No pictures belong in the copy; return exactly the lines from the one with "Emit a web page" through the one with "const edgeMarkLoss = [0.01015, 0.00934, 0.008524];", both ends included, and nothing else.
•••••
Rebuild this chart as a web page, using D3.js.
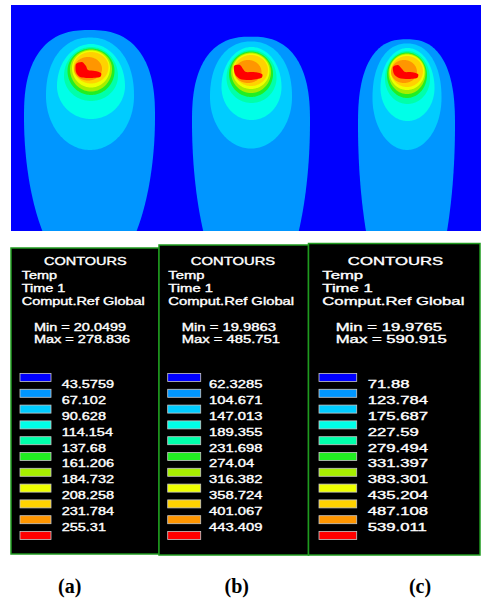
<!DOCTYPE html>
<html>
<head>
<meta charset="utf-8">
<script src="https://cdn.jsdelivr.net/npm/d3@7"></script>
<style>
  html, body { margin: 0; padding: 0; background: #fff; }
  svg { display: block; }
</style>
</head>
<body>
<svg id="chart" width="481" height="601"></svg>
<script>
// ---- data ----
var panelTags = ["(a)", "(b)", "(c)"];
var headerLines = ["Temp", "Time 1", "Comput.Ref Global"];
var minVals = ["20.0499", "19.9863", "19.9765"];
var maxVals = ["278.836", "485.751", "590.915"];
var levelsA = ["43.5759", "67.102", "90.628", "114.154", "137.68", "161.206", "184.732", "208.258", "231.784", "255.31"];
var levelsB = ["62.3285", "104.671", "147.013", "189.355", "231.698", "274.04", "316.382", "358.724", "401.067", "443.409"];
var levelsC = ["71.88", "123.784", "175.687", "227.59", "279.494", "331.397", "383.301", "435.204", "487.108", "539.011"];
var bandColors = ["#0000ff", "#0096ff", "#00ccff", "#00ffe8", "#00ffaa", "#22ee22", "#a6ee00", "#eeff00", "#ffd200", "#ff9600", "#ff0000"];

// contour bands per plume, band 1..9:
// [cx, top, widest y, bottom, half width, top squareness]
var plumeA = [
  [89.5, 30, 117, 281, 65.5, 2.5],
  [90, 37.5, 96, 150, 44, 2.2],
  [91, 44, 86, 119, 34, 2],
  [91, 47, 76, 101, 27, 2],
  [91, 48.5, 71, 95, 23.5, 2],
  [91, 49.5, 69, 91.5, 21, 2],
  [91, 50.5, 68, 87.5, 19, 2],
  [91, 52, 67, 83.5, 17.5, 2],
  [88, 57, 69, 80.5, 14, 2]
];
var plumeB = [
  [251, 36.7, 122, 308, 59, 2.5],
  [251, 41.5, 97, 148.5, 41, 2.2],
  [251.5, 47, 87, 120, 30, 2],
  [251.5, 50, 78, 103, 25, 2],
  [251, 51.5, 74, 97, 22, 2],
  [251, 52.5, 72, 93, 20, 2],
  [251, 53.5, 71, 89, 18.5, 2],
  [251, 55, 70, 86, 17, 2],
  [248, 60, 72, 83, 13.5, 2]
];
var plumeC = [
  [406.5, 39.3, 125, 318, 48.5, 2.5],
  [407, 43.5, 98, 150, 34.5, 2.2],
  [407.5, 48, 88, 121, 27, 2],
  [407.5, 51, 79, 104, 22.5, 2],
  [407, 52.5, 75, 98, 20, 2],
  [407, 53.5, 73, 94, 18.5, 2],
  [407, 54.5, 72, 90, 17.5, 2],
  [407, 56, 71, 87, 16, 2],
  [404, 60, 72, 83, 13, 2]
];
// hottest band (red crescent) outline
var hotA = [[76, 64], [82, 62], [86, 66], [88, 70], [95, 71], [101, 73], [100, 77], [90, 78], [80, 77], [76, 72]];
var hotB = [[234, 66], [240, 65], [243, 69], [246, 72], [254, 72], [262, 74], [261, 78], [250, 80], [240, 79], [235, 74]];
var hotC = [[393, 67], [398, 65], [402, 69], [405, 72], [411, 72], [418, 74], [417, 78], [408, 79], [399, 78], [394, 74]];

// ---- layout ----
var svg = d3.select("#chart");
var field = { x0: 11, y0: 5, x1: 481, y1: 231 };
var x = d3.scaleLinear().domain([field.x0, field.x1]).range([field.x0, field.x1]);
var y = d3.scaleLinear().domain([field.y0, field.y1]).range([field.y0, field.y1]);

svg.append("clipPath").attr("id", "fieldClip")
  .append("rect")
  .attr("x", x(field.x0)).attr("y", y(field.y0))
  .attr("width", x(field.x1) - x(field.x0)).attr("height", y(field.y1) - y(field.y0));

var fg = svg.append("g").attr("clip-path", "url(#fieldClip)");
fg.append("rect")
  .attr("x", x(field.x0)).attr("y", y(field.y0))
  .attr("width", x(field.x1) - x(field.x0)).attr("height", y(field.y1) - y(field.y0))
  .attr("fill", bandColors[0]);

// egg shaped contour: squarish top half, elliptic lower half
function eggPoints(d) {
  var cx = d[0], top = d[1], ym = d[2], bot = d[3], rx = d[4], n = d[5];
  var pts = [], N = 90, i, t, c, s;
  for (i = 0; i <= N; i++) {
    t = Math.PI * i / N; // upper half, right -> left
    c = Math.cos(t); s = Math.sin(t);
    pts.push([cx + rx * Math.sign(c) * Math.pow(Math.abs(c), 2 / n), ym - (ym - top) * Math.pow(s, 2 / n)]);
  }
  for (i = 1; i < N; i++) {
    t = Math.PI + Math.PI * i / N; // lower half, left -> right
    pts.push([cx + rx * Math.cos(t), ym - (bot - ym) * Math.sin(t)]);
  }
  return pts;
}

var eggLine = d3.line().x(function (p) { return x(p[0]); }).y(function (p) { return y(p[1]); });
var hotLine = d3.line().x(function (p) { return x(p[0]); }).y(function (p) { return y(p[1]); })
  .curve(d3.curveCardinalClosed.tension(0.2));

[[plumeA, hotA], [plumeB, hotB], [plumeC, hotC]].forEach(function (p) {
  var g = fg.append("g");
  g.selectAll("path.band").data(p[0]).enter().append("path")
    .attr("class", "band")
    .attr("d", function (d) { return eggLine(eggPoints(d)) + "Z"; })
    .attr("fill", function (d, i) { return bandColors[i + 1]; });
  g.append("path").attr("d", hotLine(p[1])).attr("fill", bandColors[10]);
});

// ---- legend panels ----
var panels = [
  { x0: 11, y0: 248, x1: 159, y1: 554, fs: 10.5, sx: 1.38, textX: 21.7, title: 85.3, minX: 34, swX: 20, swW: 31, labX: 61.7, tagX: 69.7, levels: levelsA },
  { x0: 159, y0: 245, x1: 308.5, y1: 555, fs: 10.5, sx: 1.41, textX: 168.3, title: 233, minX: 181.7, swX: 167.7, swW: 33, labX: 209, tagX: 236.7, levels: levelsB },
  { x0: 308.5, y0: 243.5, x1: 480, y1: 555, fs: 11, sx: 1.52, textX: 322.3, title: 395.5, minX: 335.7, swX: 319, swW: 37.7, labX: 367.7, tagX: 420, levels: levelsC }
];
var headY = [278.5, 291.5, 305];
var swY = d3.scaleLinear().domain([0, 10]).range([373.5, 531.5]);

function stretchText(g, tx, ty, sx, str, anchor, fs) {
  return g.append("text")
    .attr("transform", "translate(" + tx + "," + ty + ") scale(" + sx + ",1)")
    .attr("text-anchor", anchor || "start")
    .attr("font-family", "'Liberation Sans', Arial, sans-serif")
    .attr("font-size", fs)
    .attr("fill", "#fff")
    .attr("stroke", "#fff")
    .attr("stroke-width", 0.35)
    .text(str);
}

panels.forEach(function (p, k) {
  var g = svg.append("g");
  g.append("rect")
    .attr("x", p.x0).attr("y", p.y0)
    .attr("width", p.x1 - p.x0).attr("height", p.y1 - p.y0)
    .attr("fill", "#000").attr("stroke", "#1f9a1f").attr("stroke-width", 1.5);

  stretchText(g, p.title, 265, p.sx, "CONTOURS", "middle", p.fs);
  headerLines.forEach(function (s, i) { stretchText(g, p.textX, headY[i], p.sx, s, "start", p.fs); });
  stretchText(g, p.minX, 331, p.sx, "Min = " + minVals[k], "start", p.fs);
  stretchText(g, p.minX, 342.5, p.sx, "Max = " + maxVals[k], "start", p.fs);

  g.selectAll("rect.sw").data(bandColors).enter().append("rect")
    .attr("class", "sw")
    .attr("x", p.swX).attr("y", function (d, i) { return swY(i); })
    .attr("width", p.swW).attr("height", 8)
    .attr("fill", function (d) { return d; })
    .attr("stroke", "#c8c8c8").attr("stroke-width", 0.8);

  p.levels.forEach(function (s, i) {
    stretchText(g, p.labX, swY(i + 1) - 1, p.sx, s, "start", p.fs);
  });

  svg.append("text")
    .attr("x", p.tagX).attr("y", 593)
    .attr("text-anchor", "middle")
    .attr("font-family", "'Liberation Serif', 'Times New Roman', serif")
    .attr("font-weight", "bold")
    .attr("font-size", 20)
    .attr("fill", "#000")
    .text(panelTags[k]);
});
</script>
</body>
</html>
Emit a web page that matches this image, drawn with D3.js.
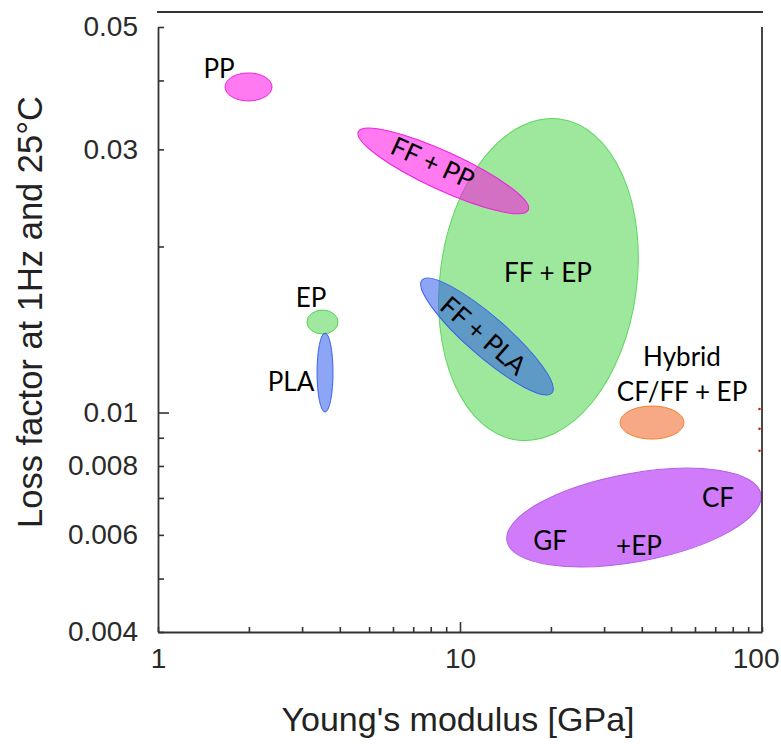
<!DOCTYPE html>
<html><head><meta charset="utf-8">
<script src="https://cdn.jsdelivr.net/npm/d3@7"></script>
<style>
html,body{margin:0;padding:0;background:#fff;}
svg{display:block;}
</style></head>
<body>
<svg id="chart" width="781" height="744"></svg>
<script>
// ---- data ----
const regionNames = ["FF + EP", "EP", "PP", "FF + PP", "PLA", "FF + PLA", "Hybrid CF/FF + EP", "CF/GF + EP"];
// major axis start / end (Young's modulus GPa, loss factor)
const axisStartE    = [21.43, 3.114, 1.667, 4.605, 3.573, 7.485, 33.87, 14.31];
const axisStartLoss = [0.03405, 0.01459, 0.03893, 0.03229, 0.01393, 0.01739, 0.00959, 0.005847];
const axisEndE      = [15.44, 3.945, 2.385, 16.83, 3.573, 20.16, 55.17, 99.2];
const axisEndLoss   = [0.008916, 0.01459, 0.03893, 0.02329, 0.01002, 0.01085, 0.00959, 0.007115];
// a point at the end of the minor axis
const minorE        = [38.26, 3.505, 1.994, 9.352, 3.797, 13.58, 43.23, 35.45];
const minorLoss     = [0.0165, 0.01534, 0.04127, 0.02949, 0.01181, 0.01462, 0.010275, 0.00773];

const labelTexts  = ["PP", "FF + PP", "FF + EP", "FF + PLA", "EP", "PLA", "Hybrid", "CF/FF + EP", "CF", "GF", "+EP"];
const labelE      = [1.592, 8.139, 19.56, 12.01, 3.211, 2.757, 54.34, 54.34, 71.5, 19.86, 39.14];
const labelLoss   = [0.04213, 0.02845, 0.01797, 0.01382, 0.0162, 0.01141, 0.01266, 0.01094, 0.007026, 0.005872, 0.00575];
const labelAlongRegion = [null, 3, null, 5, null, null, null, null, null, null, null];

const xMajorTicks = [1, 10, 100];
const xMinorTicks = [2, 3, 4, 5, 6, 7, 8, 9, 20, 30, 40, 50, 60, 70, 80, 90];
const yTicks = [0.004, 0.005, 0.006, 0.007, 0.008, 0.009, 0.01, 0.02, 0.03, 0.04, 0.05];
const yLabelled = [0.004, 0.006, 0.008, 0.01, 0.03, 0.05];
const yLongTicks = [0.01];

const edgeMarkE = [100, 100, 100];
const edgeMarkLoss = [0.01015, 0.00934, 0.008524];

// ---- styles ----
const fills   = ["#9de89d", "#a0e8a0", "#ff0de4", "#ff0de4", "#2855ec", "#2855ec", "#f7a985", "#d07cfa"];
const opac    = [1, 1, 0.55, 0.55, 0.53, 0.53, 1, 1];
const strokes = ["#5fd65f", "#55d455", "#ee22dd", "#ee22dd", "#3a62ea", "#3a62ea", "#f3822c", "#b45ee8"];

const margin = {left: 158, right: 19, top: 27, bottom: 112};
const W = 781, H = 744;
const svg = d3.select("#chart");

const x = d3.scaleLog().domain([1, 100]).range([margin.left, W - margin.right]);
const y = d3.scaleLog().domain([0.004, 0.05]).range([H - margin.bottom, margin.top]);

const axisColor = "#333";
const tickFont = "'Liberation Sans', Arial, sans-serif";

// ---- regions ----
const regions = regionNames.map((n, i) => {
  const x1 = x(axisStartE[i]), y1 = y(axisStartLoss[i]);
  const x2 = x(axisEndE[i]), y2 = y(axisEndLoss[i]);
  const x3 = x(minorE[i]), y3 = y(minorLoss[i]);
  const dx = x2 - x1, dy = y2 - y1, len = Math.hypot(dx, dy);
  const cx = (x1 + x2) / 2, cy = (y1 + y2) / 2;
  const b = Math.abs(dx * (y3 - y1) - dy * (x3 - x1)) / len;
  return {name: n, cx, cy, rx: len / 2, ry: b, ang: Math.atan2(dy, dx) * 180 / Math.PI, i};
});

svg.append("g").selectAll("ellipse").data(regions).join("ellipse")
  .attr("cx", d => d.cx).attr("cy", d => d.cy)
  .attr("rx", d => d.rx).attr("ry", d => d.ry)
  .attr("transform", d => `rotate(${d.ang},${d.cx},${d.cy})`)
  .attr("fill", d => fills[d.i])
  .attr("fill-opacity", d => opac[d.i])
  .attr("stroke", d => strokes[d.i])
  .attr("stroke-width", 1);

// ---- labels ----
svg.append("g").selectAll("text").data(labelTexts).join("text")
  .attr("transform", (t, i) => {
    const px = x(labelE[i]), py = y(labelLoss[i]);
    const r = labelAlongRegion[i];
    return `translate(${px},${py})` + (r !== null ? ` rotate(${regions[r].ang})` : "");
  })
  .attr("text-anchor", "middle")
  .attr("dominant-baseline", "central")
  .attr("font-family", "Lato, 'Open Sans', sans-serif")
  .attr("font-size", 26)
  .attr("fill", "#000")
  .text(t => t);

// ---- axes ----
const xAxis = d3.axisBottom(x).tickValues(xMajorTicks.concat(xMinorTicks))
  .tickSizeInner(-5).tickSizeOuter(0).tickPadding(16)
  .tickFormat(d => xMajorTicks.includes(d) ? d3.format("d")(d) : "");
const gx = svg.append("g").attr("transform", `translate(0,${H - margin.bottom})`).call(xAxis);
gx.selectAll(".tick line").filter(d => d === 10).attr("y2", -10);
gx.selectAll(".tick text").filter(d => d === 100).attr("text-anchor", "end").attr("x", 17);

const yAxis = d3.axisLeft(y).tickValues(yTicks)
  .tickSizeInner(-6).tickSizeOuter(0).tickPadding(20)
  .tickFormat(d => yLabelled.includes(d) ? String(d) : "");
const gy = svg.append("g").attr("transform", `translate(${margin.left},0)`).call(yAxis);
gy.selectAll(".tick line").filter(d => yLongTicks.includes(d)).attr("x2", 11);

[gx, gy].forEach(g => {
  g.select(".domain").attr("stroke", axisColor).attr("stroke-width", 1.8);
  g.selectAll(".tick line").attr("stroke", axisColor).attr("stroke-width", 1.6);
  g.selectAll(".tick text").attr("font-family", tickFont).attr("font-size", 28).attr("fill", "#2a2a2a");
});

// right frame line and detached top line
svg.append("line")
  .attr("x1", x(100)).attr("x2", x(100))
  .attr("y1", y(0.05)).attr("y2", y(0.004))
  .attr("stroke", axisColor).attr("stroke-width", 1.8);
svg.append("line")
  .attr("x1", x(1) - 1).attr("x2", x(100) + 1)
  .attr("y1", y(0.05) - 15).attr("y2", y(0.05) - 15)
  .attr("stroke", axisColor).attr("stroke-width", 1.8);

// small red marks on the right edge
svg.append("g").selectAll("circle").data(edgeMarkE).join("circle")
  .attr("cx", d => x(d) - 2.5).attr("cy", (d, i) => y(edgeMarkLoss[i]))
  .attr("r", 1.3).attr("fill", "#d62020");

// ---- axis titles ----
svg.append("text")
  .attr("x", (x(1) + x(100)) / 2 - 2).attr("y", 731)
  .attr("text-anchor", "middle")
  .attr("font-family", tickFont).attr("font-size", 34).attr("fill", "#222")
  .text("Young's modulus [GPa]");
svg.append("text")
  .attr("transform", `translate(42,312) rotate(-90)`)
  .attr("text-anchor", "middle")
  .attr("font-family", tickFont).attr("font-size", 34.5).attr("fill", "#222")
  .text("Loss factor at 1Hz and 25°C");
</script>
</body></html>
•••••
• Solution for this task:
Emit a web page that matches this image, drawn with D3.js.
<!DOCTYPE html>
<html><head><meta charset="utf-8">
<script src="https://cdn.jsdelivr.net/npm/d3@7"></script>
<style>
html,body{margin:0;padding:0;background:#fff;}
svg{display:block;}
</style></head>
<body>
<svg id="chart" width="781" height="744"></svg>
<script>
// ---- data ----
const regionNames = ["FF + EP", "EP", "PP", "FF + PP", "PLA", "FF + PLA", "Hybrid CF/FF + EP", "CF/GF + EP"];
// major axis start / end (Young's modulus GPa, loss factor)
const axisStartE    = [21.43, 3.114, 1.667, 4.605, 3.573, 7.485, 33.87, 14.31];
const axisStartLoss = [0.03405, 0.01459, 0.03893, 0.03229, 0.01393, 0.01739, 0.00959, 0.005847];
const axisEndE      = [15.44, 3.945, 2.385, 16.83, 3.573, 20.16, 55.17, 99.2];
const axisEndLoss   = [0.008916, 0.01459, 0.03893, 0.02329, 0.01002, 0.01085, 0.00959, 0.007115];
// a point at the end of the minor axis
const minorE        = [38.26, 3.505, 1.994, 9.352, 3.797, 13.58, 43.23, 35.45];
const minorLoss     = [0.0165, 0.01534, 0.04127, 0.02949, 0.01181, 0.01462, 0.010275, 0.00773];

const labelTexts  = ["PP", "FF + PP", "FF + EP", "FF + PLA", "EP", "PLA", "Hybrid", "CF/FF + EP", "CF", "GF", "+EP"];
const labelE      = [1.592, 8.139, 19.56, 12.01, 3.211, 2.757, 54.34, 54.34, 71.5, 19.86, 39.14];
const labelLoss   = [0.04213, 0.02845, 0.01797, 0.01382, 0.0162, 0.01141, 0.01266, 0.01094, 0.007026, 0.005872, 0.00575];
const labelAlongRegion = [null, 3, null, 5, null, null, null, null, null, null, null];

const xMajorTicks = [1, 10, 100];
const xMinorTicks = [2, 3, 4, 5, 6, 7, 8, 9, 20, 30, 40, 50, 60, 70, 80, 90];
const yTicks = [0.004, 0.005, 0.006, 0.007, 0.008, 0.009, 0.01, 0.02, 0.03, 0.04, 0.05];
const yLabelled = [0.004, 0.006, 0.008, 0.01, 0.03, 0.05];
const yLongTicks = [0.01];

const edgeMarkE = [100, 100, 100];
const edgeMarkLoss = [0.01015, 0.00934, 0.008524];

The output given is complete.